I was recently looking again at the book of Hosea in the Bible because of a song by Brooke Fraser titled Hosea’s Wife. I also recalled the book by Francis Rivers titled Redeeming Love. When I was reading Hosea I found myself shocked and amazed. I simply can’t get over the actions of Gomer. She repeatedly turned from Hosea in spite of his forgiveness. Yet I was even more astonished at how Hosea responded. He continually took her back.

Through the book of Hosea and then hearing the song Hosea’s Wife and remembering back to the fiction account of Gomer I am shocked at God’s response to us. I don’t want to forget how much like Gomer I really am. I don’t want to hang on to guilt or shame but I do want to remember what God saved me from because of His love for me. I am His creation!

Also, the book of Hosea is a parallel account of how God’s people repeatedly turned from Him and God took them back over and over again. I don’t want to forget that truth when I am dealing with people in His Body or even outside the Body. I give up on people to easily at times.
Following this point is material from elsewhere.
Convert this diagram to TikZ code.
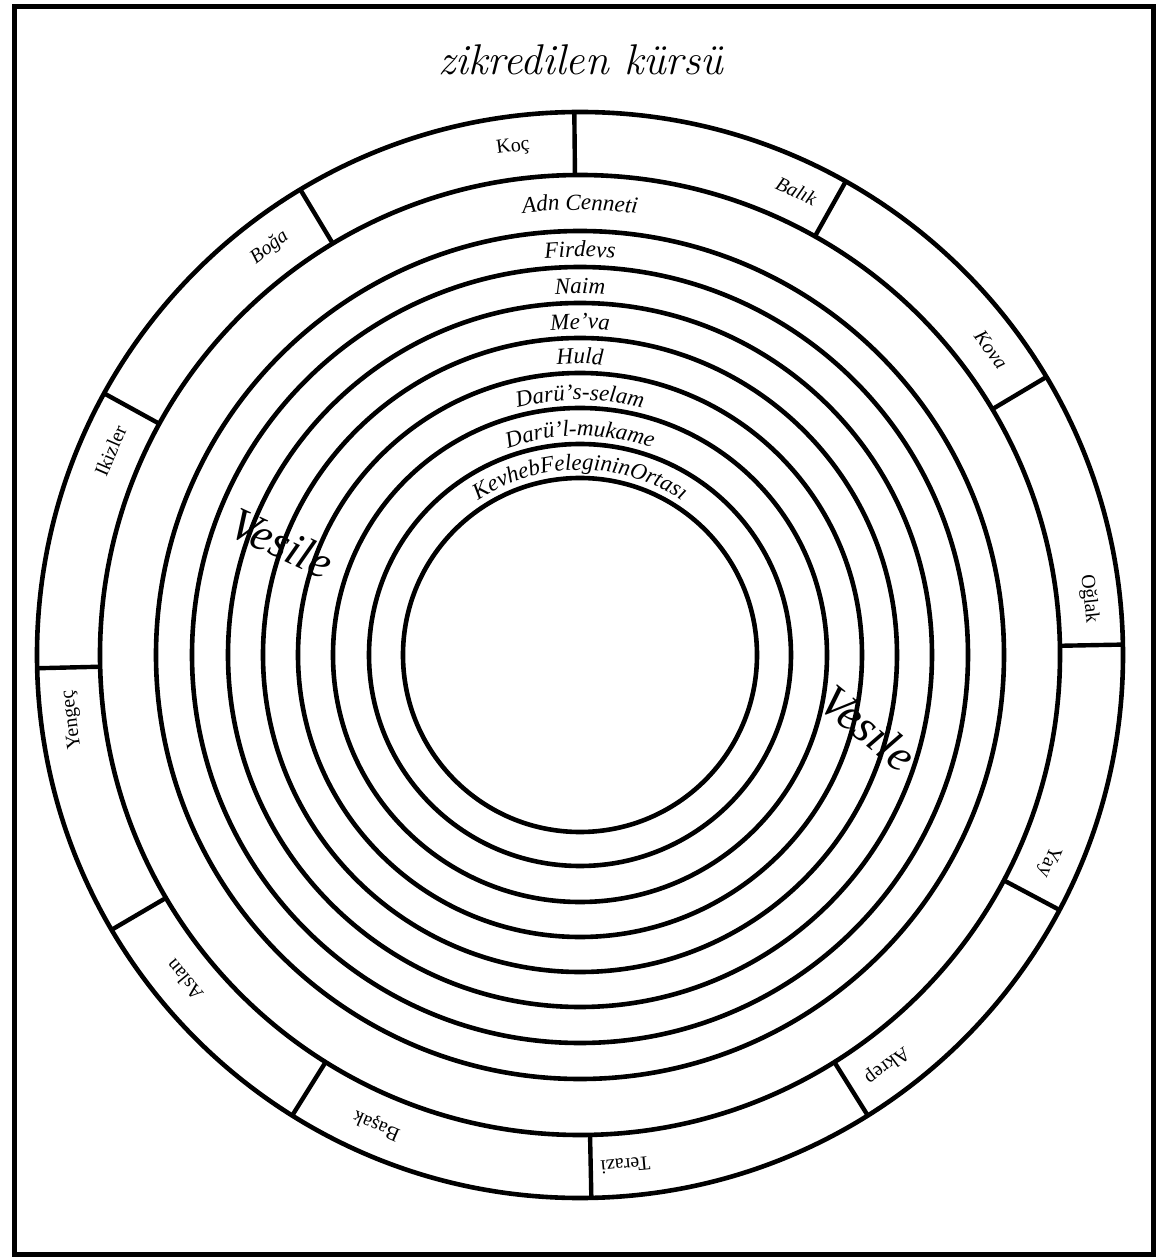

Note: I am not a fiction reader. There are a few exceptions. One fiction book I do highly recommend is Redeeming Love. It was amazing and real.

1.13.2009

Shed This Shallow Skin

When reading Ephesians 4 that phrase came to mind…shed this shallow skin. I read these lyrics in a song and thought of these verses-

“You were taught, with regard to your former way of life, to put off your old self, which is being corrupted by its deceitful desires; to be made new in the attitude of your minds; and to put on the new self, created to be like God in true righteousness and holiness.” Ephesians 4:22-24

Often times I forget about the fact that once I accepted Christ I became a “new self”. The traits that come with the new me are hard to work on if I am putting on the old me. In Ephesians 4 it speaks of the traits of the “old self” - bitterness, rage and anger, brawling and slander, along with every form of malice. I can keep holding on to those traits and not let go. In Christ, I am called to be like Christ seeking righteousness and holiness.

You know what’s funny is that I don’t find it difficult with the BIG issues it is the daily activities that I struggle with the most. I catch myself focusing on how I want things instead of being more like Christ.

Daily I am striving to simply shed that shallow skin and put on the new attitude and holiness Christ.

1.09.2009

Books...Books...Books


I love to read and no doubt I have already shared that in some previous blog post. I just love learning new things. I enjoy reading mainly non-fiction books- biographies, spiritual growth books and books that my friend’s recommend. So, as I start my new book list for 2009 you may find some unusual titles. Don’t worry. I diligently pray that God will reveal His truth through the books I read and I also look to His word to confirm the ideas and thoughts shared.